Dutta R, Das A, Aryal J. R. Soc. Open Sci. 2016; 3(2): 150241.

Affiliation

School of Land and Food, University of Tasmania , Hobart, Tasmania 7001, Australia.

Copyright

(Copyright © 2016, Royal Society Publishing)

DOI

10.1098/rsos.150241

PMID

26998312

PMCID

PMC4785963

Abstract

Increasing Australian bush-fire frequencies over the last decade has indicated a major climatic change in coming future. Understanding such climatic change for Australian bush-fire is limited and there is an urgent need of scientific research, which is capable enough to contribute to Australian society. Frequency of bush-fire carries information on spatial, temporal and climatic aspects of bush-fire events and provides contextual information to model various climate data for accurately predicting future bush-fire hot spots.
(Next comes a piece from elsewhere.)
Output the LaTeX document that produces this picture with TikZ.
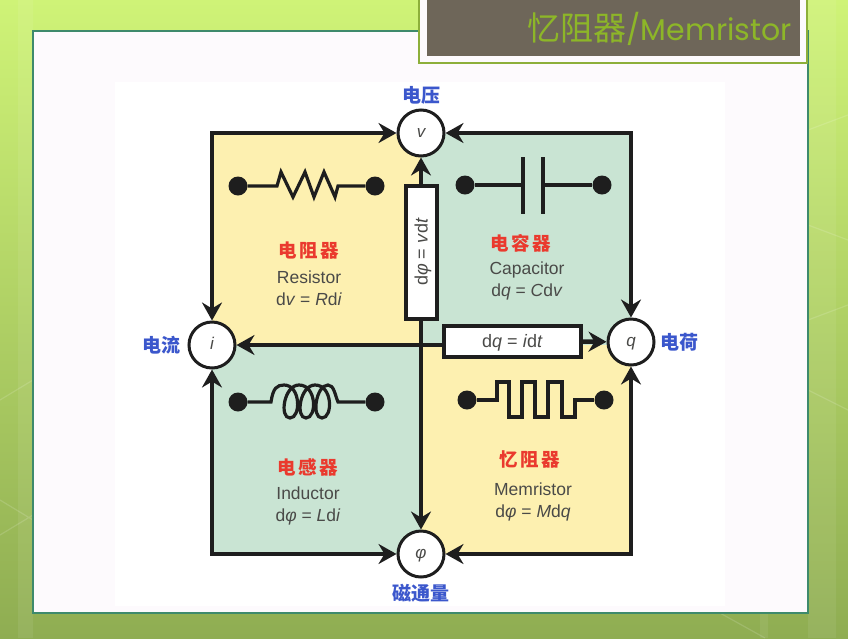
\documentclass[tikz,border=0pt]{standalone}
\usepackage{fontspec}
\setmainfont{Liberation Sans}
\newfontfamily\cjk{Noto Sans CJK SC}
\newfontfamily\cjkwide[LetterSpace=14]{Noto Sans CJK SC}
\newfontfamily\headfont{Poppins}
\usetikzlibrary{positioning,arrows.meta}
\definecolor{leaf}{HTML}{CFF377}
\definecolor{leafM}{HTML}{B4DC63}
\definecolor{leafB}{HTML}{8FAD52}
\definecolor{frame}{HTML}{3E8A6C}
\definecolor{paper}{HTML}{FDFAFD}
\definecolor{banner}{HTML}{6E6659}
\definecolor{bannerT}{HTML}{8DB628}
\definecolor{bannerB}{HTML}{8DAF3A}
\definecolor{butter}{HTML}{FDF0B0}
\definecolor{mint}{HTML}{C9E4D3}
\definecolor{ink}{HTML}{1E1E1E}
\definecolor{txt}{HTML}{4A4A48}
\definecolor{qty}{HTML}{3B57CC}
\definecolor{partred}{HTML}{EA3A2E}

\begin{document}
\begin{tikzpicture}[
    x=1pt, y=-1pt,
    every node/.style={text=txt},
    flow/.style={{Stealth[length=18pt,width=20pt,inset=6pt]}-{Stealth[length=18pt,width=20pt,inset=6pt]}, draw=ink, line width=4.5pt},
    oneway/.style={-{Stealth[length=18pt,width=20pt,inset=6pt]}, draw=ink, line width=4.5pt},
    wire/.style={draw=ink, line width=3.2pt},
    var/.style={circle, draw=ink, fill=white, line width=3pt, minimum size=46pt, inner sep=0pt,
                text height=8pt, text depth=0pt, font=\fontsize{17}{17}\selectfont\itshape},
    eqbox/.style={draw=ink, fill=white, line width=4pt, minimum height=31pt, inner sep=0pt,
                  text height=14pt, text depth=1pt, font=\fontsize{18}{18}\selectfont},
    pin/.style={circle, fill=ink, minimum size=19pt, inner sep=0pt},
    qtylabel/.style={text=qty, inner sep=0pt, font=\fontsize{19}{19}\cjk\bfseries\selectfont},
    partname/.style={text=partred, inner sep=0pt, font=\fontsize{18.5}{18.5}\cjkwide\bfseries\selectfont},
    partinfo/.style={inner sep=0pt, align=center, font=\fontsize{17.5}{22}\selectfont},
  ]

  % the slide behind the figure
  \useasboundingbox (0,0) rectangle (848,638);
  \shade[top color=leaf, middle color=leafM, bottom color=leafB] (0,0) rectangle (848,638);
  \fill[white, opacity=0.07] (18,0) rectangle (33,638) (808,0) rectangle (836,638) (760,613) rectangle (768,638);
  \draw[white, opacity=0.14, line width=1.2pt] (0,400) -- (33,380) (0,535) -- (33,515) (0,500) -- (33,520)
        (808,130) -- (848,115) (808,225) -- (848,240) (808,320) -- (848,305) (808,390) -- (848,410)
        (720,613) -- (765,638);
  \fill[paper, draw=frame, line width=1.2pt] (33,31) rectangle (808,613);
  \fill[white] (115,82) rectangle (725,606);

  % the banner
  \fill[paper, draw=bannerB, line width=1.2pt] (419,-2) rectangle (807,63);
  \fill[banner] (427,-2) rectangle (800,56);
  \node[anchor=east, inner sep=0pt, text=bannerT, font=\fontsize{30}{30}\selectfont] (head) at (792,29)
        {{\fontsize{33}{33}\cjk 忆阻器}{\headfont /Memristor}};

  % the four quadrants
  \fill[butter] (212,134) rectangle (421,345);
  \fill[mint]   (421,134) rectangle (631,345);
  \fill[mint]   (212,345) rectangle (421,554);
  \fill[butter] (421,345) rectangle (631,554);

  % the four variables
  \node[var] (v)   at (421,133) {v};
  \node[var] (i)   at (212,345) {i};
  \node[var] (q)   at (631,342) {q};
  \node[var] (phi) at (421,554) {φ};
  \node[qtylabel, above=4pt of v]   (vname)   {电压};
  \node[qtylabel, left=7pt of i]    (iname)   {电流};
  \node[qtylabel, right=5pt of q]   (qname)   {电荷};
  \node[qtylabel, below=5pt of phi] (phiname) {磁通量};

  % the two integrals
  \node[eqbox, minimum width=133pt, rotate=90] (vbox) at (421,252) {d\textit{φ} = \textit{v}d\textit{t}};
  \node[eqbox, minimum width=137pt]            (hbox) at (512.5,341) {d\textit{q} = \textit{i}d\textit{t}};

  % the outer ring and the arrows in the middle
  \draw[flow] (v) -| (i);
  \draw[flow] (v) -| (q);
  \draw[flow] (phi) -| (i);
  \draw[flow] (phi) -| (q);
  \draw[oneway] (vbox) -- (v);
  \draw[oneway] (vbox) -- (phi);
  \draw[oneway] (hbox.west |- i) -- (i);
  \draw[oneway] (hbox) -- (q);

  % resistor
  \node[pin] (ra) at (238,186) {};
  \node[pin] (rb) at (375,186) {};
  \draw[wire] (ra) -- (277,186) -- (281,172) -- (293,197) -- (305,172) -- (314,197) -- (324,172) -- (335,197) -- (338,186) -- (rb);
  \node[partname] (rname) at (309,251) {电阻器};
  \node[partinfo, below=11pt of rname] (rinfo) {Resistor\\d\textit{v} = \textit{R}d\textit{i}};

  % capacitor
  \node[pin] (ca) at (465,185) {};
  \node[pin] (cb) at (602,185) {};
  \coordinate (cl) at (523,185);
  \coordinate (cr) at (543,185);
  \draw[wire] (ca) -- (cl) (cr) -- (cb);
  \draw[wire] (523,157) -- (523,214) (543,157) -- (543,214);
  \node[partname] (cname) at (521,243) {电容器};
  \node[partinfo, below=9pt of cname, xshift=6pt] (cinfo) {Capacitor\\d\textit{q} = \textit{C}d\textit{v}};

  % inductor
  \node[pin] (la) at (238,402) {};
  \node[pin] (lb) at (375,402) {};
  \draw[wire] (la) -- (271,402) .. controls (273,388) and (277,385) .. (284,385)
        .. controls (301,385) and (301,418) .. (290,418) .. controls (279,418) and (284,385) .. (299,385)
        .. controls (317,385) and (317,418) .. (306,418) .. controls (295,418) and (300,385) .. (315,385)
        .. controls (333,385) and (333,418) .. (322,418) .. controls (311,418) and (316,385) .. (328,385)
        .. controls (334,385) and (335,395) .. (338,402) -- (lb);
  \node[partname] (lname) at (308,467) {电感器};
  \node[partinfo, below=10.5pt of lname] (linfo) {Inductor\\d\textit{φ} = \textit{L}d\textit{i}};

  % memristor
  \node[pin] (ma) at (467,400) {};
  \node[pin] (mb) at (604,400) {};
  \draw[wire] (ma) -- (497,400) |- (509,382) |- (522,417) |- (535,382) |- (548,417) |- (562,382) |- (575,417) |- (mb);
  \node[partname] (mname) at (530,459) {忆阻器};
  \node[partinfo, below=15pt of mname, xshift=3pt] (minfo) {Memristor\\d\textit{φ} = \textit{M}d\textit{q}};
\end{tikzpicture}
\end{document}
In this study, we develop an ensemble method based on a two-layered machine learning model to establish relationship between fire incidence and climatic data. In a 336 week data trial, we demonstrate that the model provides highly accurate bush-fire incidence hot-spot estimation (91% global accuracy) from the weekly climatic surfaces. Our analysis also indicates that Australian weekly bush-fire frequencies increased by 40% over the last 5 years, particularly during summer months, implicating a serious climatic shift.